Honestly, I don't understand the point of that article. They're using divs with table styles, but that's effectively the same as using table tags, which have implicit table styles. The only difference is that they apply width: 100%, but they could just as easily do that with table tags.

More commonly, authors now create responsive tables by using non-table display styles. In fact, most of the reason for Firefox (and to a large extent Chrome) shifting away from having CSS impact table semantics is based on feedback from authors and users. Previously, a table with display: block wasn't treated as a table because we made decisions purely based on information from the layout/style engine. This caused problems in the real world because of responsive tables. So, we now use semantic information rather than layout/style information. See https://bugzilla.mozilla.org/show_bug.cgi?id=1005271.
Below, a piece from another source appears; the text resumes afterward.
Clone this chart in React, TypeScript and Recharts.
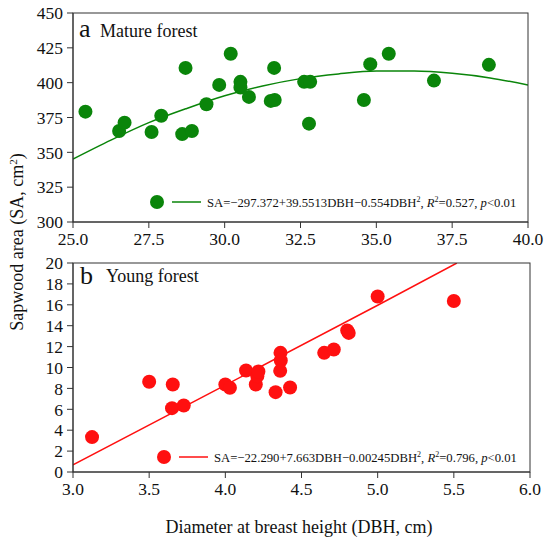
import React from 'react';
import { ComposedChart, Scatter, Line, XAxis, YAxis } from 'recharts';

// Mature forest (panel a)
const matureDBH = [25.41, 26.52, 26.70, 27.59, 27.91, 28.60, 28.71, 28.92, 29.40, 29.82, 30.20, 30.52, 30.52, 30.80, 31.52, 31.65, 31.63, 32.62, 32.82, 32.78, 34.59, 34.80, 35.41, 36.90, 38.71];
const matureSA = [379.2, 365.3, 371.3, 364.6, 376.3, 363.1, 410.6, 365.3, 384.5, 398.4, 420.7, 400.6, 396.5, 389.8, 386.9, 387.6, 410.6, 400.6, 400.6, 370.6, 387.6, 413.3, 420.7, 401.5, 412.8];
const matureFitDBH = [25, 26.25, 27.5, 28.75, 30, 31.25, 32.5, 33.75, 35, 36.25, 37.5, 38.75, 40];
const matureFitSA = [345.2, 358.8, 371.3, 381.5, 390.6, 397.6, 402.9, 406.3, 408.3, 408.3, 406.7, 403.4, 398.3];
const matureXTicks = [25, 27.5, 30, 32.5, 35, 37.5, 40];
const matureYTicks = [300, 325, 350, 375, 400, 425, 450];

// Young forest (panel b)
const youngDBH = [3.125, 3.50, 3.655, 3.65, 3.727, 4.00, 4.03, 4.136, 4.20, 4.21, 4.217, 4.33, 4.362, 4.364, 4.36, 4.425, 4.649, 4.712, 4.80, 4.81, 5.00, 5.50];
const youngSA = [3.34, 8.63, 8.38, 6.11, 6.37, 8.38, 8.06, 9.71, 8.38, 9.17, 9.62, 7.64, 11.4, 10.67, 9.68, 8.09, 11.4, 11.72, 13.54, 13.31, 16.8, 16.37];
const youngFitDBH = [3, 4, 5, 5.52];
const youngFitSA = [0.68, 8.32, 15.96, 20.0];
const youngXTicks = [3, 3.5, 4, 4.5, 5, 5.5, 6];
const youngYTicks = [0, 2, 4, 6, 8, 10, 12, 14, 16, 18, 20];

const GREEN = '#0a850a';
const RED = '#ff1010';
const AXIS = '#333333';
const SERIF = '"Liberation Serif", "Times New Roman", serif';

const maturePts = matureDBH.map((x, i) => ({ x, y: matureSA[i] }));
const matureFit = matureFitDBH.map((x, i) => ({ x, y: matureFitSA[i] }));
const youngPts = youngDBH.map((x, i) => ({ x, y: youngSA[i] }));
const youngFit = youngFitDBH.map((x, i) => ({ x, y: youngFitSA[i] }));

const tickStyle = { fontFamily: SERIF, fontSize: 17.5, fill: '#111' };

const dot = (color: string) => (props: any) => (
  <circle cx={props.cx} cy={props.cy} r={7} fill={color} />
);

const LegendEntry = ({ x, y, color, eq, r2 }: { x: number; y: number; color: string; eq: string; r2: string }) => (
  <g>
    <circle cx={x} cy={y} r={7} fill={color} />
    <line x1={x + 15} y1={y} x2={x + 44} y2={y} stroke={color} strokeWidth={1.5} />
    <text x={x + 50} y={y + 5} fontFamily={SERIF} fontSize={12.7} fill="#111">
      {eq}
      <tspan dy={-5} fontSize={8}>2</tspan>
      <tspan dy={5}>, </tspan>
      <tspan fontStyle="italic">R</tspan>
      <tspan dy={-5} fontSize={8}>2</tspan>
      <tspan dy={5}>={r2}, </tspan>
      <tspan fontStyle="italic">p</tspan>
      <tspan>{'<0.01'}</tspan>
    </text>
  </g>
);

export default function App() {
  return (
    <div style={{ position: 'absolute', left: 0, top: 0, width: 550, height: 542, background: '#fff' }}>
      <div style={{ position: 'absolute', left: 0, top: 0 }}>
        <ComposedChart width={550} height={250} margin={{ top: 13, right: 22, bottom: 0, left: 0 }}>
          <XAxis type="number" dataKey="x" domain={[25, 40]} ticks={matureXTicks} interval={0} tickFormatter={(v: number) => v.toFixed(1)}
            height={28} tick={tickStyle} tickMargin={5} stroke={AXIS} allowDataOverflow />
          <YAxis type="number" dataKey="y" domain={[300, 450]} ticks={matureYTicks} interval={0} width={73} tick={tickStyle} tickMargin={4} stroke={AXIS} allowDataOverflow />
          <Line data={matureFit} dataKey="y" type="monotone" stroke={GREEN} strokeWidth={1.5} dot={false} isAnimationActive={false} />
          <Scatter data={maturePts} fill={GREEN} shape={dot(GREEN)} isAnimationActive={false} />
        </ComposedChart>
      </div>
      <div style={{ position: 'absolute', left: 0, top: 250 }}>
        <ComposedChart width={550} height={292} margin={{ top: 13, right: 20, bottom: 0, left: 0 }}>
          <XAxis type="number" dataKey="x" domain={[3, 6]} ticks={youngXTicks} interval={0} tickFormatter={(v: number) => v.toFixed(1)}
            height={70} tick={tickStyle} tickMargin={5} stroke={AXIS} allowDataOverflow />
          <YAxis type="number" dataKey="y" domain={[0, 20]} ticks={youngYTicks} interval={0} width={73} tick={tickStyle} tickMargin={4} stroke={AXIS} allowDataOverflow />
          <Line data={youngFit} dataKey="y" type="linear" stroke={RED} strokeWidth={1.5} dot={false} isAnimationActive={false} />
          <Scatter data={youngPts} fill={RED} shape={dot(RED)} isAnimationActive={false} />
        </ComposedChart>
      </div>
      <svg width={550} height={542} style={{ position: 'absolute', left: 0, top: 0, pointerEvents: 'none' }}>
        <rect x={73} y={13} width={455} height={209} fill="none" stroke={AXIS} strokeWidth={1} />
        <rect x={73} y={263} width={457} height={209} fill="none" stroke={AXIS} strokeWidth={1} />
        <text x={79} y={37} fontFamily={SERIF} fontSize={26} fill="#111">a</text>
        <text x={100} y={37} fontFamily={SERIF} fontSize={18} fill="#111">Mature forest</text>
        <text x={80} y={284} fontFamily={SERIF} fontSize={26} fill="#111">b</text>
        <text x={106} y={282} fontFamily={SERIF} fontSize={18} fill="#111">Young forest</text>
        <LegendEntry x={157} y={202} color={GREEN} eq={'SA=\u2212297.372+39.5513DBH\u22120.554DBH'} r2="0.527" />
        <LegendEntry x={164} y={457} color={RED} eq={'SA=\u221222.290+7.663DBH\u22120.00245DBH'} r2="0.796" />
        <text x={23} y={242} transform="rotate(-90 23 242)" textAnchor="middle" fontFamily={SERIF} fontSize={18} fill="#111">
          Sapwood area (SA, cm<tspan dy={-6} fontSize={11}>2</tspan><tspan dy={6}>)</tspan>
        </text>
        <text x={299} y={533} textAnchor="middle" fontFamily={SERIF} fontSize={18} fill="#111">Diameter at breast height (DBH, cm)</text>
      </svg>
    </div>
  );
}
Firefox already has heuristics to detect if an HTML table is a layout table or not based on row/col counts, headers, etc. However, by definition, a CSS table is almost certainly a layout table, since CSS is all about layout. If it is intended for data, it is very easy to override this using ARIA.

Adriani90 commented 1 year ago

@jcsteh thanks for the good information, let's hope the web authors will follow the approach that is promoted by browsers. I also think those css style tables appear not that often in practice, but I will try to find some examples in the wild.

jendemes commented 1 year ago

Also encountering this in Chrome despite having "include layout tables" unchecked (also happens when it is checked -the setting doesn't change the behavior). The example is on an internal site, so I'm unable to share it.

  • OS: Windows 10.0.19045
  • Browser: Chrome 112.0.5615.121
  • NVDA version: 2023.1.0.27913

This behavior seems counterintuitive to me in terms of what display: table is supposed to do: present non-tabular data in a tabular format. If something has display: table, there is the implication that it won't make sense if treated like a semantic table.

At the very least, the setting to include/not include layout tables doesn't seem to be respected, which I believe is a recent regression.